Only lines holding the word "this" should be copied from the material.
** Start of Source data **
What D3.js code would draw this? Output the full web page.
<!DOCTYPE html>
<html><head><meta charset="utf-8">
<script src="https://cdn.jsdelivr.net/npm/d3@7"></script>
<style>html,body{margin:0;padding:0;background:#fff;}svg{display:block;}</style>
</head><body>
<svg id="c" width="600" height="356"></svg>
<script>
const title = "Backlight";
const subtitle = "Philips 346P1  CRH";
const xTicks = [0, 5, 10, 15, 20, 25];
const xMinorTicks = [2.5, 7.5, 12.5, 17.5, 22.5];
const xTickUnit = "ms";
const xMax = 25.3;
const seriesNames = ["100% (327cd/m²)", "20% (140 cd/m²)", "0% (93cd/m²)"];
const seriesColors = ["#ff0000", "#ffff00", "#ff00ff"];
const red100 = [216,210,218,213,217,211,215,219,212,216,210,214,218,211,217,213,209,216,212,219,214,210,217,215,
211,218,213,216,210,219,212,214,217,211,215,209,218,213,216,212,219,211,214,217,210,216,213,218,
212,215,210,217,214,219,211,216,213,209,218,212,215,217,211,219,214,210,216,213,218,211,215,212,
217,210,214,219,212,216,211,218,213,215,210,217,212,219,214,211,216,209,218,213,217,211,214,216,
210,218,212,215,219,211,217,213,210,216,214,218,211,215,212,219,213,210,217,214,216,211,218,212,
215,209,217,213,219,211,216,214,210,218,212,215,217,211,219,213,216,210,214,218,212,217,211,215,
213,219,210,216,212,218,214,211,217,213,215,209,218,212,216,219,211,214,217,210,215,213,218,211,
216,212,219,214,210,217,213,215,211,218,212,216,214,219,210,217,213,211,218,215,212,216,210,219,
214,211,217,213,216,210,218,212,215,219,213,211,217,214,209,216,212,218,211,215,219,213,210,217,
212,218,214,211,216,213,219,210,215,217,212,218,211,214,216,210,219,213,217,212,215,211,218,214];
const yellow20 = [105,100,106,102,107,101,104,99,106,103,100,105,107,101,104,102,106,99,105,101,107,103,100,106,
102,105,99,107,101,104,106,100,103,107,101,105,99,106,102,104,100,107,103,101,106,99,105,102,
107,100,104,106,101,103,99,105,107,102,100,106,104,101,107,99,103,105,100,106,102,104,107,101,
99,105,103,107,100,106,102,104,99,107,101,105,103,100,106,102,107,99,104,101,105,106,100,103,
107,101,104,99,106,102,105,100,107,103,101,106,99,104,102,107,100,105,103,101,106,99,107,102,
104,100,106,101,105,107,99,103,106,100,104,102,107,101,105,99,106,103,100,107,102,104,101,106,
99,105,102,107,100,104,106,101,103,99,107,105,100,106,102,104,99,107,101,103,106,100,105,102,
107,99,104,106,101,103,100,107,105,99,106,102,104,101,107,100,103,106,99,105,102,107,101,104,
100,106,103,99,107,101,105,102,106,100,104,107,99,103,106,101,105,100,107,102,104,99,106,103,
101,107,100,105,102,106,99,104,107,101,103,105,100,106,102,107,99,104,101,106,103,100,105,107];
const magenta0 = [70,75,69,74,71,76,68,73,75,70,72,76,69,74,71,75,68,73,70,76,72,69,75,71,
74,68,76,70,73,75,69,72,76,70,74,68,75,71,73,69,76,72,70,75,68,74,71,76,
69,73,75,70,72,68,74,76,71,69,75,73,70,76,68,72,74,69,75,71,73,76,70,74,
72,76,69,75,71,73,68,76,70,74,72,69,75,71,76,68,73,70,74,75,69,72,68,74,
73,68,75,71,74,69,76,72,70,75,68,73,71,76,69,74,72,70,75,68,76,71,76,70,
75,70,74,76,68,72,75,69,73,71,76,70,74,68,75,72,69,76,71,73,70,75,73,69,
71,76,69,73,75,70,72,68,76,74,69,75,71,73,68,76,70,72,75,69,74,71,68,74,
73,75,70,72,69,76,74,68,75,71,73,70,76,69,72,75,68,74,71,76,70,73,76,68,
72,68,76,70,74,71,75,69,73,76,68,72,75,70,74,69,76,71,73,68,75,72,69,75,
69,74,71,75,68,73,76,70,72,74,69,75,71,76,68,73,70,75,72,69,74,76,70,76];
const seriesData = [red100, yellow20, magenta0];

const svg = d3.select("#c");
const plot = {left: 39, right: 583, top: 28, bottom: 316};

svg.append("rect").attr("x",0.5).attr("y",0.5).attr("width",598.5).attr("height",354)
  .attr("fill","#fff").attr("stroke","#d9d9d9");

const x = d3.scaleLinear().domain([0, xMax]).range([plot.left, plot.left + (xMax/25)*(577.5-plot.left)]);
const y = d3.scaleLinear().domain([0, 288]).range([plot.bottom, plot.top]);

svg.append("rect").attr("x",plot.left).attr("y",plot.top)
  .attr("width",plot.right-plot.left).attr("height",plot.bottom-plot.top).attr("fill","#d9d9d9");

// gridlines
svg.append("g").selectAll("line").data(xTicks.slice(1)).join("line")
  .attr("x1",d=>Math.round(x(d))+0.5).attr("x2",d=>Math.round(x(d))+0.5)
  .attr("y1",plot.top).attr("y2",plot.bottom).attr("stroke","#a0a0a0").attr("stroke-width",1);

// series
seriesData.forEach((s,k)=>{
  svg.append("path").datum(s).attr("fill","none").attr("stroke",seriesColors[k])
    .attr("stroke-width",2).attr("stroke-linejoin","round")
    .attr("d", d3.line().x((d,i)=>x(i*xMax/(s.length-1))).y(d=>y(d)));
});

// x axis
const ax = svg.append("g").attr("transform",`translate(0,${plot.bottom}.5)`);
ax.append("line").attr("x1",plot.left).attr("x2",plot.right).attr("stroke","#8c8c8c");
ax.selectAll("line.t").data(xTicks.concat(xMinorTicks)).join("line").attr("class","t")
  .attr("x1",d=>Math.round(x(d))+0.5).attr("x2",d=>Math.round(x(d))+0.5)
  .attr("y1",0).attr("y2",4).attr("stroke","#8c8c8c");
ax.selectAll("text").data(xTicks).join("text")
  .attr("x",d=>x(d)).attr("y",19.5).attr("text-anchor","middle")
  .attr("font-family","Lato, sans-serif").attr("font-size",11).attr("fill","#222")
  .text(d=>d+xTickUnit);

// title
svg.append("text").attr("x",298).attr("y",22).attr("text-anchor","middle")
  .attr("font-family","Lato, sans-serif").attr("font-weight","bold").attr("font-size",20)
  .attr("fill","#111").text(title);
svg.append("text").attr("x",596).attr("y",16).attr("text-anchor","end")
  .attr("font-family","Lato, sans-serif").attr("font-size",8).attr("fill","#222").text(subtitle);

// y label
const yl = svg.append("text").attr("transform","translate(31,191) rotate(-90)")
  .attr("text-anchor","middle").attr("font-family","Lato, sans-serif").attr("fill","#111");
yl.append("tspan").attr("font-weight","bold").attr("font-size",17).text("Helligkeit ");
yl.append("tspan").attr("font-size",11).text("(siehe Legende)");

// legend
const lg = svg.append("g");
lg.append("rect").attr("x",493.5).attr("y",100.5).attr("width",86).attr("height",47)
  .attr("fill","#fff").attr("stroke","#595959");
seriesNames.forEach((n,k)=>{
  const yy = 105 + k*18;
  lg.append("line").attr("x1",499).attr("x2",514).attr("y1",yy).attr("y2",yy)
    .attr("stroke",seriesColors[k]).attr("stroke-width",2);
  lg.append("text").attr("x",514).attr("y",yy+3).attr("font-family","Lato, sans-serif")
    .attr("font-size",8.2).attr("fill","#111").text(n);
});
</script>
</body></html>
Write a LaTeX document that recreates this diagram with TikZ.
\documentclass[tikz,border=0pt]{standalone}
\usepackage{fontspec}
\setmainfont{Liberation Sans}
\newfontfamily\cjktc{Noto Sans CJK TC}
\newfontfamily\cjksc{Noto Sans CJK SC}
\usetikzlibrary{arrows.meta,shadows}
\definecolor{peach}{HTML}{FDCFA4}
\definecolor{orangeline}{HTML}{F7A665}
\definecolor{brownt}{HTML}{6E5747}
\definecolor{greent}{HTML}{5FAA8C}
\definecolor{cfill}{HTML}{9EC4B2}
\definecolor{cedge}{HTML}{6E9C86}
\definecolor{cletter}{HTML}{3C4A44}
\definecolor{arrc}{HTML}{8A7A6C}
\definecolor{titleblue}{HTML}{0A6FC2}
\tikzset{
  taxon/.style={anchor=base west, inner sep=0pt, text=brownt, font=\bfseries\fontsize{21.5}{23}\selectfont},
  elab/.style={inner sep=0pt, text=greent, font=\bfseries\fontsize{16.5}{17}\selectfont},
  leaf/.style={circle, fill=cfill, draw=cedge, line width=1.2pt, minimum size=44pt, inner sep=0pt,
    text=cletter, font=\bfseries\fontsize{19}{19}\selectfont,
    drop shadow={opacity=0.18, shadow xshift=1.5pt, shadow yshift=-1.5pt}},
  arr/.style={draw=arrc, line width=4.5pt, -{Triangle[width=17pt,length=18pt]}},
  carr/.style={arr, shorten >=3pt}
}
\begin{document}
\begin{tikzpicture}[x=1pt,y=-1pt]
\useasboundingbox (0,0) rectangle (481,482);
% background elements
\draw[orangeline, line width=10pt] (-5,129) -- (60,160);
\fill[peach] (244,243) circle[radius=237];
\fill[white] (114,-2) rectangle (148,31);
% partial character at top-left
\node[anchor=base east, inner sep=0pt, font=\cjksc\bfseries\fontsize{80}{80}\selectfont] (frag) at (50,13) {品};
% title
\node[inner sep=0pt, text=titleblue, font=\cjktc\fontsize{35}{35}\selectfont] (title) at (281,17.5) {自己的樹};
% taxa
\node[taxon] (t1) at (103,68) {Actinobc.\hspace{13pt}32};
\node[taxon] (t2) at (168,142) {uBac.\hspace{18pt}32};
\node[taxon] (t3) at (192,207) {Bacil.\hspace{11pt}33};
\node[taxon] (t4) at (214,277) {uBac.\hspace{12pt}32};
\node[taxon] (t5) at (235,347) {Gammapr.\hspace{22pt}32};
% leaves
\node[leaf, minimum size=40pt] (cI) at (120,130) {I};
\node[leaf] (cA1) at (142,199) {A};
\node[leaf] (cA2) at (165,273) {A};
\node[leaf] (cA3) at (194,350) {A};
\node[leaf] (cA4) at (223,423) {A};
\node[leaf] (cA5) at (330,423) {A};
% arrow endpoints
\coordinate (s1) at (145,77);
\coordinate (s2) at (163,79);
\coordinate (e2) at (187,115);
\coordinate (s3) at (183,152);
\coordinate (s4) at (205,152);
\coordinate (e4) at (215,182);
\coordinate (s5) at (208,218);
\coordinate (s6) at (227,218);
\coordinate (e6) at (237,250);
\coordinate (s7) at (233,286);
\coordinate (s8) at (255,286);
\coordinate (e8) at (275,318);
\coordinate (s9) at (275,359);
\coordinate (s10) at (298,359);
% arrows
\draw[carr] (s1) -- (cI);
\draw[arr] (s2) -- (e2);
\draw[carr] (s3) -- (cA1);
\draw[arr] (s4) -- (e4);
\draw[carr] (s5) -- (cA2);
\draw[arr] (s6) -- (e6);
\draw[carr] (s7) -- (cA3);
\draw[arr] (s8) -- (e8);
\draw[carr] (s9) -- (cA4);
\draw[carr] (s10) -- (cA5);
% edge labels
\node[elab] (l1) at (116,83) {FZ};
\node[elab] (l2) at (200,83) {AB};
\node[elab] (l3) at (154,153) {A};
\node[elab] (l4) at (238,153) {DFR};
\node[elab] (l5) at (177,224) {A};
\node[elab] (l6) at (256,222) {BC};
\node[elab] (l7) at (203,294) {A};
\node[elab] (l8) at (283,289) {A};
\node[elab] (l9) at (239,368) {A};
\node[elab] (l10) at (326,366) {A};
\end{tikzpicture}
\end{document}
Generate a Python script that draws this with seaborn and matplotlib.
** End of Source data **
- Completed exercise -
What D3.js code would draw this? Output the full web page.
Write a LaTeX document that recreates this diagram with TikZ.
Generate a Python script that draws this with seaborn and matplotlib.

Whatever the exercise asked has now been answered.